Written problem: Leave out the pictures and repeat every record exactly.

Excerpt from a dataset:
^^^^

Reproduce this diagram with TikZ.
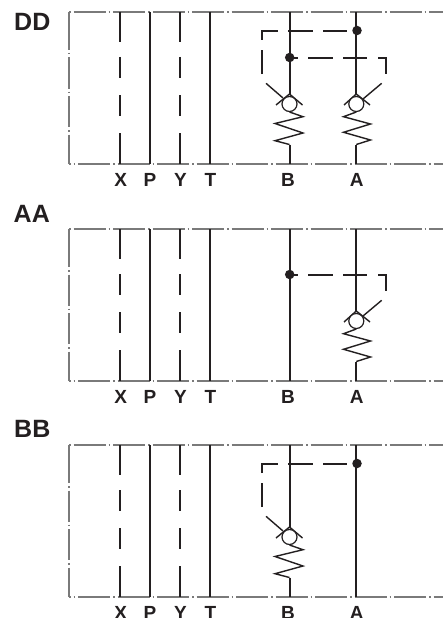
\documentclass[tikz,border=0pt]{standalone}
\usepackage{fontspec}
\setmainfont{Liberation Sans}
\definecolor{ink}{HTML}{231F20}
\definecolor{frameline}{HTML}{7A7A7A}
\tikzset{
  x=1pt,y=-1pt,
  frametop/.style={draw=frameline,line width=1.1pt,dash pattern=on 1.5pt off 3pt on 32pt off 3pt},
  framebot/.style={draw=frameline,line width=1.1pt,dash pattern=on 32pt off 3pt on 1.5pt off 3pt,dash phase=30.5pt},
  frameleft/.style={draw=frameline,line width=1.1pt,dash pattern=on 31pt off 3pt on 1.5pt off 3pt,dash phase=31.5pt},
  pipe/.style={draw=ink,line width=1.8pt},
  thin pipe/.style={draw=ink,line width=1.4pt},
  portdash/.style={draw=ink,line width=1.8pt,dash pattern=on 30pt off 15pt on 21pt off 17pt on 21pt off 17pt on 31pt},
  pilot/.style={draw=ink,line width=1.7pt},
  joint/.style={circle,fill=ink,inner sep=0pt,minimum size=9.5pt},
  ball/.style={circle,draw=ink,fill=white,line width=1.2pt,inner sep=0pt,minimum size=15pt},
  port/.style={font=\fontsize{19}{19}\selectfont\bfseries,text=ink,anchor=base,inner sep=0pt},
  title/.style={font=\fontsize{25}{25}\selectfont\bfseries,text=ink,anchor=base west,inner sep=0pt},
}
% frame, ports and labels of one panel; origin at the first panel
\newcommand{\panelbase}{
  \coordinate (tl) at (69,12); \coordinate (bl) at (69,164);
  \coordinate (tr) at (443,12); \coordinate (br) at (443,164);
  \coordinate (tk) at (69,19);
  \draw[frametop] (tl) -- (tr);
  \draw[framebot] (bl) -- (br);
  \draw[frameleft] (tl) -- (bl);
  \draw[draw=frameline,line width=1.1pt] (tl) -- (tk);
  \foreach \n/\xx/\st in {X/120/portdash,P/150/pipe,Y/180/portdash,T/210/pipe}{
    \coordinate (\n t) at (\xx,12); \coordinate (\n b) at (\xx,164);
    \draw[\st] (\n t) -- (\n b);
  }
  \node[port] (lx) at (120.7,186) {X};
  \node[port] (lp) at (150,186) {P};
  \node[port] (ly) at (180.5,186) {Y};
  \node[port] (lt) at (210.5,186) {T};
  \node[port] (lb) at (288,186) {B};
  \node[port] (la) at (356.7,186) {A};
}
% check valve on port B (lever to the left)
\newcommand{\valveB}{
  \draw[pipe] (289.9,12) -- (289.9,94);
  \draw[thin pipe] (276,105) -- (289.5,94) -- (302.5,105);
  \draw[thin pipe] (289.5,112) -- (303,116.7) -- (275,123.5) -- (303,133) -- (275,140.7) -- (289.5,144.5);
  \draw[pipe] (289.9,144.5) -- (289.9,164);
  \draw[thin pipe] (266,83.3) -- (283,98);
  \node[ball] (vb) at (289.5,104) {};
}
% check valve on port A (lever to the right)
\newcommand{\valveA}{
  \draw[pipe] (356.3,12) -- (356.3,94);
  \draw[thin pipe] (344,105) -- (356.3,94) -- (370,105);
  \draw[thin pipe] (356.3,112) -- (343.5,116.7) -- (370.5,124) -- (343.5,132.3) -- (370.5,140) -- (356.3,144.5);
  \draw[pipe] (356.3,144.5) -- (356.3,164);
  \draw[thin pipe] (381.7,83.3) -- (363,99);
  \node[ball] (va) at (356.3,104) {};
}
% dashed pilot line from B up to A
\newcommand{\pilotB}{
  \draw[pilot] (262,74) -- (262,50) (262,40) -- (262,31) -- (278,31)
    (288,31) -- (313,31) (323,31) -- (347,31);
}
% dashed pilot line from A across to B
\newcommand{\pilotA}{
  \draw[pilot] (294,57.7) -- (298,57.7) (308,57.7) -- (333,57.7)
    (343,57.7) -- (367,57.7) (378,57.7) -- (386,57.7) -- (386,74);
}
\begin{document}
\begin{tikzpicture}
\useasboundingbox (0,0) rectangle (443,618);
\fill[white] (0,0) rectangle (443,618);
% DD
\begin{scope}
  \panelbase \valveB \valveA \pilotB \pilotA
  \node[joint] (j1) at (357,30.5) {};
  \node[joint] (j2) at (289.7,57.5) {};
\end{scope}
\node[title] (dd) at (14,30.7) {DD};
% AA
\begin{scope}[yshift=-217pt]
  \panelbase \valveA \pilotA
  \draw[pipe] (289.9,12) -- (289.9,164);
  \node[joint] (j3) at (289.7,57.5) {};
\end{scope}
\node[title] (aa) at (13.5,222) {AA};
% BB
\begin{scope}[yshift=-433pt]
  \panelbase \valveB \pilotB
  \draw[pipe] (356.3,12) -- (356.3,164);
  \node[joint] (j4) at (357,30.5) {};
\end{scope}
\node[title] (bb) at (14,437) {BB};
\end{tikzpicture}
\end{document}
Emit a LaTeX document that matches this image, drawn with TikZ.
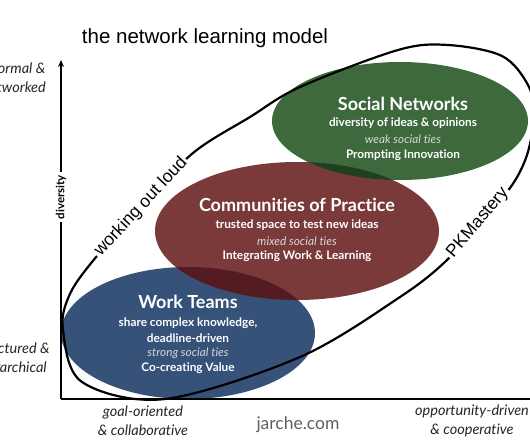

^^^^

Correct output:
Reproduce this diagram with TikZ.
\documentclass[tikz,border=0pt]{standalone}
\usepackage{fontspec}
\setmainfont{Liberation Sans}
\definecolor{ink}{HTML}{231F20}
\definecolor{frameline}{HTML}{7A7A7A}
\tikzset{
  x=1pt,y=-1pt,
  frametop/.style={draw=frameline,line width=1.1pt,dash pattern=on 1.5pt off 3pt on 32pt off 3pt},
  framebot/.style={draw=frameline,line width=1.1pt,dash pattern=on 32pt off 3pt on 1.5pt off 3pt,dash phase=30.5pt},
  frameleft/.style={draw=frameline,line width=1.1pt,dash pattern=on 31pt off 3pt on 1.5pt off 3pt,dash phase=31.5pt},
  pipe/.style={draw=ink,line width=1.8pt},
  thin pipe/.style={draw=ink,line width=1.4pt},
  portdash/.style={draw=ink,line width=1.8pt,dash pattern=on 30pt off 15pt on 21pt off 17pt on 21pt off 17pt on 31pt},
  pilot/.style={draw=ink,line width=1.7pt},
  joint/.style={circle,fill=ink,inner sep=0pt,minimum size=9.5pt},
  ball/.style={circle,draw=ink,fill=white,line width=1.2pt,inner sep=0pt,minimum size=15pt},
  port/.style={font=\fontsize{19}{19}\selectfont\bfseries,text=ink,anchor=base,inner sep=0pt},
  title/.style={font=\fontsize{25}{25}\selectfont\bfseries,text=ink,anchor=base west,inner sep=0pt},
}
% frame, ports and labels of one panel; origin at the first panel
\newcommand{\panelbase}{
  \coordinate (tl) at (69,12); \coordinate (bl) at (69,164);
  \coordinate (tr) at (443,12); \coordinate (br) at (443,164);
  \coordinate (tk) at (69,19);
  \draw[frametop] (tl) -- (tr);
  \draw[framebot] (bl) -- (br);
  \draw[frameleft] (tl) -- (bl);
  \draw[draw=frameline,line width=1.1pt] (tl) -- (tk);
  \foreach \n/\xx/\st in {X/120/portdash,P/150/pipe,Y/180/portdash,T/210/pipe}{
    \coordinate (\n t) at (\xx,12); \coordinate (\n b) at (\xx,164);
    \draw[\st] (\n t) -- (\n b);
  }
  \node[port] (lx) at (120.7,186) {X};
  \node[port] (lp) at (150,186) {P};
  \node[port] (ly) at (180.5,186) {Y};
  \node[port] (lt) at (210.5,186) {T};
  \node[port] (lb) at (288,186) {B};
  \node[port] (la) at (356.7,186) {A};
}
% check valve on port B (lever to the left)
\newcommand{\valveB}{
  \draw[pipe] (289.9,12) -- (289.9,94);
  \draw[thin pipe] (276,105) -- (289.5,94) -- (302.5,105);
  \draw[thin pipe] (289.5,112) -- (303,116.7) -- (275,123.5) -- (303,133) -- (275,140.7) -- (289.5,144.5);
  \draw[pipe] (289.9,144.5) -- (289.9,164);
  \draw[thin pipe] (266,83.3) -- (283,98);
  \node[ball] (vb) at (289.5,104) {};
}
% check valve on port A (lever to the right)
\newcommand{\valveA}{
  \draw[pipe] (356.3,12) -- (356.3,94);
  \draw[thin pipe] (344,105) -- (356.3,94) -- (370,105);
  \draw[thin pipe] (356.3,112) -- (343.5,116.7) -- (370.5,124) -- (343.5,132.3) -- (370.5,140) -- (356.3,144.5);
  \draw[pipe] (356.3,144.5) -- (356.3,164);
  \draw[thin pipe] (381.7,83.3) -- (363,99);
  \node[ball] (va) at (356.3,104) {};
}
% dashed pilot line from B up to A
\newcommand{\pilotB}{
  \draw[pilot] (262,74) -- (262,50) (262,40) -- (262,31) -- (278,31)
    (288,31) -- (313,31) (323,31) -- (347,31);
}
% dashed pilot line from A across to B
\newcommand{\pilotA}{
  \draw[pilot] (294,57.7) -- (298,57.7) (308,57.7) -- (333,57.7)
    (343,57.7) -- (367,57.7) (378,57.7) -- (386,57.7) -- (386,74);
}
\begin{document}
\begin{tikzpicture}
\useasboundingbox (0,0) rectangle (443,618);
\fill[white] (0,0) rectangle (443,618);
% DD
\begin{scope}
  \panelbase \valveB \valveA \pilotB \pilotA
  \node[joint] (j1) at (357,30.5) {};
  \node[joint] (j2) at (289.7,57.5) {};
\end{scope}
\node[title] (dd) at (14,30.7) {DD};
% AA
\begin{scope}[yshift=-217pt]
  \panelbase \valveA \pilotA
  \draw[pipe] (289.9,12) -- (289.9,164);
  \node[joint] (j3) at (289.7,57.5) {};
\end{scope}
\node[title] (aa) at (13.5,222) {AA};
% BB
\begin{scope}[yshift=-433pt]
  \panelbase \valveB \pilotB
  \draw[pipe] (356.3,12) -- (356.3,164);
  \node[joint] (j4) at (357,30.5) {};
\end{scope}
\node[title] (bb) at (14,437) {BB};
\end{tikzpicture}
\end{document}
Emit a LaTeX document that matches this image, drawn with TikZ.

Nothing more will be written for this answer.